CSA awards see Maharaj and Mlaba win big as they won the men’s and women’s players of the year awards respectively.
Maharaj and Mlaba win the big ones at CSA annual awards.
At the annual CSA awards for the 2024–25 season, left-arm spinners Keshav Maharaj and Nonkululeko Mlaba were awarded South Africa’s men’s and women’s players of the year, respectively.
The 2025 Champions Trophy and the T20 World Cups (both men’s and women’s) from the previous year are taken into consideration during the judgement period. However, the World Test Championship final, which South Africa won, is not.
Performances like Kagiso Rabada’s Lord’s nine-for and Aiden Markram’s mace-winning century will therefore be taken into account the following year. However, his peers chose Rabada as the men’s player of the year.
Over the past year, South Africa has focused on the Test and T20I formats, where both Maharaj and Mlaba excelled.

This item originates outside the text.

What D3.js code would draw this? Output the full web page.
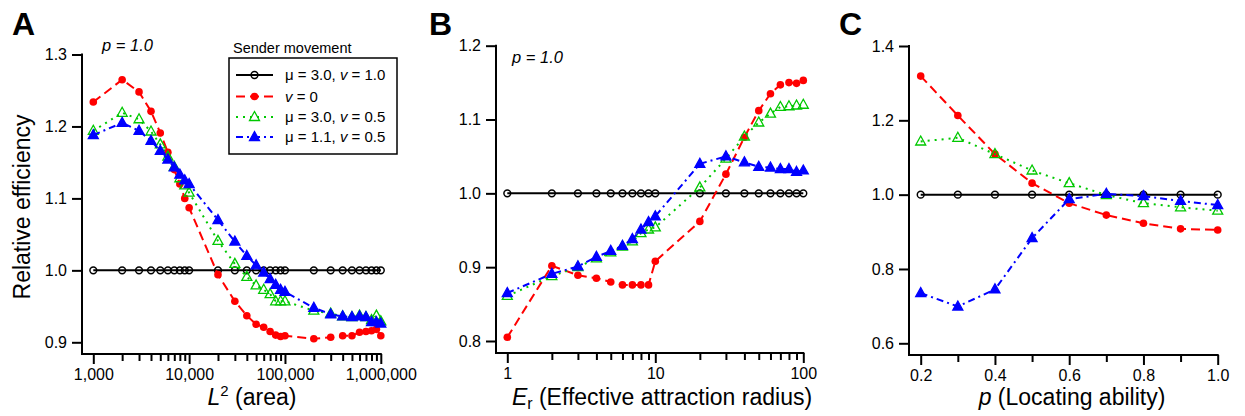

Between August 2024 and January 2025, Maharaj claimed 40 wickets in seven Test matches, including five-wicket hauls in Chattogram and Gqeberha and twin four-fors against the West Indies. In addition, he took the third-most wickets for South Africa at the 2024 T20 World Cup.
Mlaba’s 12 wickets at the T20 World Cup were the second-highest total in the women’s division, trailing only New Zealand’s Amelia Kerr. She is also South Africa’s second-highest Test wicket-taker ever, having taken 10 for 157 against England in December, making her the only South African woman to take 10 wickets in a Test match.
After helping South Africa to the WTC final with two hundreds in the home summer against Sri Lanka in Durban and Pakistan in Cape Town, Temba Bavuma was voted Test player of the year.
Anrich Nortje, who was South Africa’s top bowler at the T20 World Cup, got the T20 player of the year title, and Heinrich Klaasen, who is already retired, was named the ODI player of the year for leading the run charts in the Pakistan series in an otherwise light 50-over schedule. At the T20 World Cup, South Africa’s most cost-effective bowler, Ottneil Baartman, won rookie of the year.
Among the coaches, Ahmed Amla, who managed Kwa-Zulu Natal Inland’s elevation to division one, earned the award for that level, while Russell Domingo, a former South Africa coach and current Lions coach, was awarded division one coach of the year after his team won both the four-day and T20 competitions.
While Annerie Dercksen, the ICC’s 2024 newcomer, won women’s ODI player of the year, Mlaba was also voted the women’s players’ player of the year. In the May tri-series against India and Sri Lanka, she hit her first ODI century and was the top run scorer. Women’s Newcomer of the Year went to seamer Ayanda Hlubi.